La tendencia a constituir y consolidar esa estructura es tan vigorosa que sobrepasa los límites de las áreas institucionalizadas. Las ciudades se insertan en ella, pero escapan a las determinaciones del área regional o política a la que pertenecen, y a veces, a las determinaciones de las áreas culturales y religiosas. El funcionamiento de la estructura histórica del mundo urbano es tan eficaz que, sobre el modelo de las que se han constituido espontáneamente, se inventan y crean otras cuya organización está programada junto con la creación de ciudades, hasta el punto de que ciudad y mundo urbano se transforman en conceptos inseparables.
Es en el mundo urbano donde se han constituido –desde el siglo XI hasta hoy, y en un proceso continuo– los estilos de vida y los estilos de mentalidad predominantes en el mundo actual. Casi todos los problemas que hoy acusamos como característicos de nuestro mundo y de nuestro tiempo han surgido en su seno, como una consecuencia del singular estilo de vida histórica que allí se elaboró. La sociedad de consumo, la sociedad de masas, la sociedad competitiva, para poner algunos ejemplos, son formas ocasionales de puntualizar aspectos que son propios y exclusivos del mundo urbano. La soledad multitudinaria, las neurosis individuales y colectivas, la alienación, la conciencia revolucionaria, el disconformismo, el esteticismo, la insatisfacción, el anhelo de realización individual, y tantos otros fenómenos señalados como reveladores de un área cultural o de una época, son expresiones del mundo urbano.

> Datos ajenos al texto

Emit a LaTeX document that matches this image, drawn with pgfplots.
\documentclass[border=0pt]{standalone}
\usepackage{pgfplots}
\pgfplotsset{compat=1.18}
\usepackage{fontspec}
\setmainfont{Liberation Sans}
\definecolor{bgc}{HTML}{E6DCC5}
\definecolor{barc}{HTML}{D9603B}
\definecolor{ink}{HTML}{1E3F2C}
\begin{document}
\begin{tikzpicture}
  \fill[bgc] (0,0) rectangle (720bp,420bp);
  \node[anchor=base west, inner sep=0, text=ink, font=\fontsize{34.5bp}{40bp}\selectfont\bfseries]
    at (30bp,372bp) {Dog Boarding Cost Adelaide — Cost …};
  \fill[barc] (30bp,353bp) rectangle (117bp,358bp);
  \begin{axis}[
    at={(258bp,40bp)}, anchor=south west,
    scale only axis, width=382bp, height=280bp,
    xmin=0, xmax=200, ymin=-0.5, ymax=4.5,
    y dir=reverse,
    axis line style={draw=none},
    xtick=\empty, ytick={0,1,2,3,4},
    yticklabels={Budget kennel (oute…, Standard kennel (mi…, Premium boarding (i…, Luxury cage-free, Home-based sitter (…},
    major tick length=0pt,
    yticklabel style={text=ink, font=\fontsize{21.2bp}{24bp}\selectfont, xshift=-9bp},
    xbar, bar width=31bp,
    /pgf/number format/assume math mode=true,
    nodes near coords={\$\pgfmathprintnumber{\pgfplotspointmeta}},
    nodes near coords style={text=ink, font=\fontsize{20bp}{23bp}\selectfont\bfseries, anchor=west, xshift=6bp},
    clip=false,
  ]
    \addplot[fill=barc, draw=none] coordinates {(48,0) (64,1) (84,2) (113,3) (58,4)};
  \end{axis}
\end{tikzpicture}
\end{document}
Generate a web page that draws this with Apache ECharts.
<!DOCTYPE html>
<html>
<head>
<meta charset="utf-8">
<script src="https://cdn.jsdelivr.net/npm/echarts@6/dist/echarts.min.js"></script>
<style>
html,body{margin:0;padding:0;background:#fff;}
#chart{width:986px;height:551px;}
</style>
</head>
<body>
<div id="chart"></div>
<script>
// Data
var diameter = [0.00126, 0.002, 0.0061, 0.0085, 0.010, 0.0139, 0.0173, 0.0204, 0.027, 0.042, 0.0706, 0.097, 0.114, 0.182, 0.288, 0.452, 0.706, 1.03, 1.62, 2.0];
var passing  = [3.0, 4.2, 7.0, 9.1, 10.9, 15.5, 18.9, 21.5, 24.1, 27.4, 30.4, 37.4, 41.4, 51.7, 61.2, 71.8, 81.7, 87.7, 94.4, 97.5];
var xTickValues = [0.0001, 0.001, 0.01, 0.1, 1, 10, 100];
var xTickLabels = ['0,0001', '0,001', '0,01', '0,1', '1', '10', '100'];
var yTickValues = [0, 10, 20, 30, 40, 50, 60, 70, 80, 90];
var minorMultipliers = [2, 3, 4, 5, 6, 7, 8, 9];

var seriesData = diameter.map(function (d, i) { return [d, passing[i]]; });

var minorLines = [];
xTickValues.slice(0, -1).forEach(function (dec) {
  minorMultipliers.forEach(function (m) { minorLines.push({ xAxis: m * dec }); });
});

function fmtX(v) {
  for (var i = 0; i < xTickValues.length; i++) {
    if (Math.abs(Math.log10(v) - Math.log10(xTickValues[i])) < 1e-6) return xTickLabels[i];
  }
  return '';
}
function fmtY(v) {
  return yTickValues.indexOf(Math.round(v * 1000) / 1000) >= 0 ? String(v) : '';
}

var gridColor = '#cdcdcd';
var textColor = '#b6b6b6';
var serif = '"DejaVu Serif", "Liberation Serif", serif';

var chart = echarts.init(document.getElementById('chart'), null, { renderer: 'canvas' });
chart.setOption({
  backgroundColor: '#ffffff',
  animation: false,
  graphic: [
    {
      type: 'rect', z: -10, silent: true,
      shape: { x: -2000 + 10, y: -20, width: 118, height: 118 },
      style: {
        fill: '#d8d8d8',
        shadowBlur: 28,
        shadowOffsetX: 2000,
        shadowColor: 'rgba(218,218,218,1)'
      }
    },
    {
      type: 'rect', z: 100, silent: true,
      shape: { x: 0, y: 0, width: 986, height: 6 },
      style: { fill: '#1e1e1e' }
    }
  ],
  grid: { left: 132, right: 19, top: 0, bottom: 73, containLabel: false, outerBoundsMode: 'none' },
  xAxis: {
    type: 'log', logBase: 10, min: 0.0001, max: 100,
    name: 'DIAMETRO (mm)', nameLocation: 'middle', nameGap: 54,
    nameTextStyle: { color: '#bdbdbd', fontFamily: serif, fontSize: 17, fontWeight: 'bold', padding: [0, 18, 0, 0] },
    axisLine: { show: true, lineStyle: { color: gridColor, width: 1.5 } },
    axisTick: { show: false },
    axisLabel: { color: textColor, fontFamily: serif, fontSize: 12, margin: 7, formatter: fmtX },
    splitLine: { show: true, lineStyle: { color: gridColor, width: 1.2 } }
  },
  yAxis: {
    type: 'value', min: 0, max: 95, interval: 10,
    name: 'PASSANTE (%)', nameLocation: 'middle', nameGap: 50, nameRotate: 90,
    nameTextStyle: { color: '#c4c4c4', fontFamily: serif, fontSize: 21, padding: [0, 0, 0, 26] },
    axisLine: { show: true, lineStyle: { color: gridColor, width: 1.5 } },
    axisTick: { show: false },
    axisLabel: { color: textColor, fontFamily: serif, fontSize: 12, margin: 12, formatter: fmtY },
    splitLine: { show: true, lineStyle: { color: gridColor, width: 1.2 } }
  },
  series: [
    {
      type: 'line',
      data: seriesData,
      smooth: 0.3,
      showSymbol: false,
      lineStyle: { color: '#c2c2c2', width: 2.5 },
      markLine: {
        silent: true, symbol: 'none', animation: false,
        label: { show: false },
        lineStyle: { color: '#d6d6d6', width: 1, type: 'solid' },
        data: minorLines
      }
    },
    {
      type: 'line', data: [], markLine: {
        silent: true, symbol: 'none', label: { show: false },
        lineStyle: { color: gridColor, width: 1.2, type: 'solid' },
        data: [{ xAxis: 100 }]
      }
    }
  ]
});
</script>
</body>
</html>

No parece necesario agregar los problemas inequívocamente relacionados con él: la vivienda, los transportes, los suburbios aristocráticos, las ciudades y barrios precarios, el humo, los residuos, las colas. Podría agregarse que buena parte de los problemas que no son del mundo urbano se definen en alguna medida con relación a él, empezando por el problema del éxodo rural. Son problemas de cada ciudad, pero la escala en que se comprenden y en la que puede vislumbrarse su desarrollo futuro es la del mundo urbano, la más ingente de las creaciones y en la que se expresa el más alto índice de sofisticación que el hombre haya alcanzado.